Nesta, como na decisão do tribunal tributário de 1ª Instância, o fundamento das decisões assentou na interpretação feita das alíneas e) e h) do artigo 286º do CPT. Com efeito, na 1ª instância, entendeu-se que 'é vedado, em sede de oposição fiscal, discutir a legalidade da liquidação da dívida exequenda, ou a também chamada legalidade concreta da dívida' (alínea h) do artigo 286º), para afastar o argumento invocado pelo recorrente da inexistência da dívida.
E, para afastar o argumento também invocado, da anulação da dívida pela reexportação da mercadoria (alínea e) do artigo 286º),a 1ª instância entendeu que não era no processo de oposição que se devia discutir se a dívida deve ou não ser anulada, pois a anulação a que se refere aquela alínea
é a que já foi declarada e só se prova por documento autêntico.
O acórdão do STA, ao confirmar a decisão da instância não deixou de utilizar as mesmas normas, tendo concluído que 'porque assim o entendeu o Mmo. Juiz, bem andou em rejeitar a oposição com fundamento na sua manifesta improcedência'.
Tem, por isso, de se concluir que apenas constitui objecto do presente recurso a interpretação das alíneas e) e h) do artigo 286º do CPT que não considera tais fundamentos invocáveis em processo de oposição à execução fiscal e que segundo o recorrente violaria as normas e princípios constitucionais já atrás referidos.
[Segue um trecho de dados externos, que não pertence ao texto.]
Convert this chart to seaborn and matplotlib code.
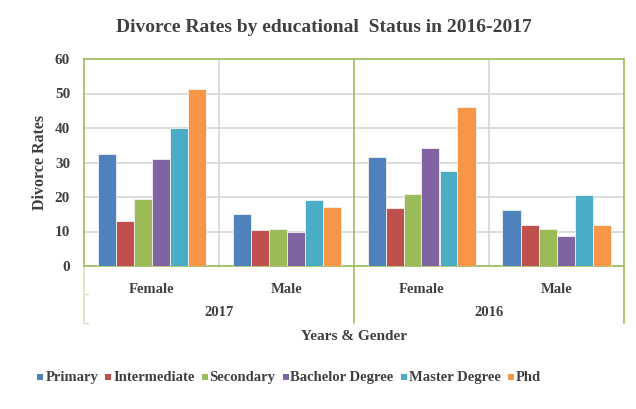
import numpy as np
import pandas as pd

import matplotlib.pyplot as plt
from matplotlib.lines import Line2D
from matplotlib.patches import Rectangle
import seaborn as sns
sns.set_theme(style='white')
plt.rcParams['font.family'] = ['Liberation Serif', 'DejaVu Serif']
plt.rcParams['font.weight'] = 'bold'
plt.rcParams['axes.labelweight'] = 'bold'

# -----------------------------------------------------------------------------
# data
# -----------------------------------------------------------------------------

years = ['2017', '2016']
genders = ['Female', 'Male']
levels = ['Primary', 'Intermediate', 'Secondary', 'Bachelor Degree', 'Master Degree', 'Phd']

# one list per year/gender group, in the order of levels
rates_2017_female = [32.4, 12.9, 19.3, 31.1, 40.0, 51.3]
rates_2017_male = [15.0, 10.4, 10.7, 10.0, 19.0, 17.2]
rates_2016_female = [31.7, 16.7, 21.0, 34.3, 27.5, 46.1]
rates_2016_male = [16.2, 11.9, 10.7, 8.6, 20.7, 11.9]

colors = ['#4F81BD', '#C0504D', '#9BBB59', '#8064A2', '#4BACC6', '#F79646']

groups = {
    ('2017', 'Female'): rates_2017_female,
    ('2017', 'Male'): rates_2017_male,
    ('2016', 'Female'): rates_2016_female,
    ('2016', 'Male'): rates_2016_male,
}

rows = []
for (y, g), vals in groups.items():
    for lvl, v in zip(levels, vals):
        rows.append({'Group': f'{y} {g}', 'Year': y, 'Gender': g, 'Level': lvl, 'Rate': v})
df = pd.DataFrame(rows)
order = [f'{y} {g}' for y in years for g in genders]

# -----------------------------------------------------------------------------
# plot
# -----------------------------------------------------------------------------

text_color = '#404040'
frame_color = '#9BBB59'
grid_color = '#D9D9D9'

W, H = 636, 409
fig = plt.figure(figsize=(W/100, H/100), dpi=100)
ax = fig.add_axes([84/W, 1 - 266/H, 540/W, 207/H])

sns.barplot(
    data=df, x='Group', y='Rate', hue='Level', order=order, hue_order=levels,
    palette=colors, saturation=1, width=0.8, edgecolor='#F2F2F2', linewidth=0.6,
    ax=ax, legend=False, zorder=3
)

ax.set_xlim(-0.5, 3.5)
ax.set_ylim(0, 60)
ax.set_yticks(range(0, 61, 10))
ax.yaxis.grid(True, color=grid_color, lw=1.3, zorder=0)
ax.set_axisbelow(True)
for s in ax.spines.values():
    s.set_color(frame_color)
    s.set_linewidth(1.2)
ax.tick_params(axis='y', length=0, pad=10, labelsize=11, labelcolor=text_color)
ax.tick_params(axis='x', length=0, pad=12, labelsize=10.5, labelcolor=text_color)
ax.set_xticks(range(4))
ax.set_xticklabels([g for y in years for g in genders], fontweight='bold')
ax.set_yticklabels([str(v) for v in range(0, 61, 10)], fontweight='bold')
ax.set_xlabel('')
ax.set_ylabel('Divorce Rates', fontsize=11.5, fontweight='bold', color=text_color, labelpad=5)

# vertical separators between the category groups
for xv in [0.5, 2.5]:
    ax.axvline(xv, color=grid_color, lw=1.3, zorder=0)
ax.axvline(1.5, color=frame_color, lw=1.2, zorder=1)

# second level of the category axis (years)
trans = ax.get_xaxis_transform()
for xv, c in [(-0.5, '#D7E4BD'), (1.5, frame_color), (3.5, frame_color)]:
    ax.add_line(Line2D([xv, xv], [0, -57/207], transform=trans, color=c, lw=1.2, clip_on=False))
for yy in [-28/207, -57/207]:
    ax.add_line(Line2D([-0.5, -0.47], [yy, yy], transform=trans, color='#D7E4BD', lw=1, clip_on=False))
for i, y in enumerate(years):
    ax.text(0.5 + 2*i, -47/207, y, transform=trans, ha='center', va='center',
            fontsize=10.5, fontweight='bold', color=text_color)

fig.text(354/W, 1 - 337/H, 'Years & Gender', ha='center', va='center',
         fontsize=11, fontweight='bold', color=text_color)
fig.text(324/W, 1 - 28/H, 'Divorce Rates by educational  Status in 2016-2017',
         ha='center', va='center', fontsize=14, fontweight='bold', color=text_color)

# legend drawn item by item so that all labels share one baseline
renderer = fig.canvas.get_renderer()
baseline = 381
box, gap, spacing = 6, 2, 7
x = 0
layout = []
for lvl in levels:
    t = fig.text(0, 1 - baseline/H, lvl, ha='left', va='baseline', fontsize=10.5,
                 fontweight='bold', color=text_color)
    w = t.get_window_extent(renderer).width
    layout.append((x, t, w))
    x += box + gap + w + spacing
total = x - spacing
x0 = 289 - total/2
for (dx, t, w), c in zip(layout, colors):
    fig.add_artist(Rectangle(((x0 + dx)/W, 1 - (baseline - 1)/H), box/W, box/H,
                             transform=fig.transFigure, facecolor=c, edgecolor='none'))
    t.set_x((x0 + dx + box + gap)/W)

fig.savefig('out.png', dpi=100)
plt.close('all')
4. - Vejamos os textos legais em questão.
É o seguinte o teor do preceito, na parte questionada:
Artigo 286
(Fundamentos da oposição à execução)
'1. A oposição só poderá ter alguns dos seguintes fundamentos:
.................................................. e) - Pagamento ou anulação da dívida;
................................................... h) - Ilegalidade da liquidação da dívida exequenda, sempre que a lei não assegure meio judicial de impugnação ou recurso contra o acto de liquidação;'
Segundo o recorrente, o acima referido entendimento viola o artigo 268º da Constituição, na medida em que priva o recorrente do direito ao recurso das decisões administrativas prejudiciais, viola também o princípio da legalidade tributária ínsito no artigo 106º da Constituição e ainda o princípio da legalidade e imparcialidade consagrado no artigo 266º, nºs 1 e 2 da CRP.
Vejamos se será, de facto, assim.
5. - O entendimento propugnado destas normas pela decisão recorrida viola o princípio da legalidade tributária?
A resposta a esta questão não pode deixar de ser negativa.
O artigo 106º da CRP consagra, efectivamente, o princípio da legalidade tributária na criação dos impostos, ao estabelecer no seu nº2 que 'os impostos são criados por lei, que determina a incidência, a taxa, os benefícios fiscais e as garantias do contribuinte', assim se impondo que a criação e determinação dos elementos essenciais de um imposto, esteja condicionada a reserva de lei, o que implica também uma exigência de tipicidade legal.
Ora, mesmo que se entenda que o princípio em causa vale também para as situações em que a liquidação e cobrança de impostos se não faça na forma prescrita na lei, o certo é que no caso em apreço, esta questão não tem cabimento.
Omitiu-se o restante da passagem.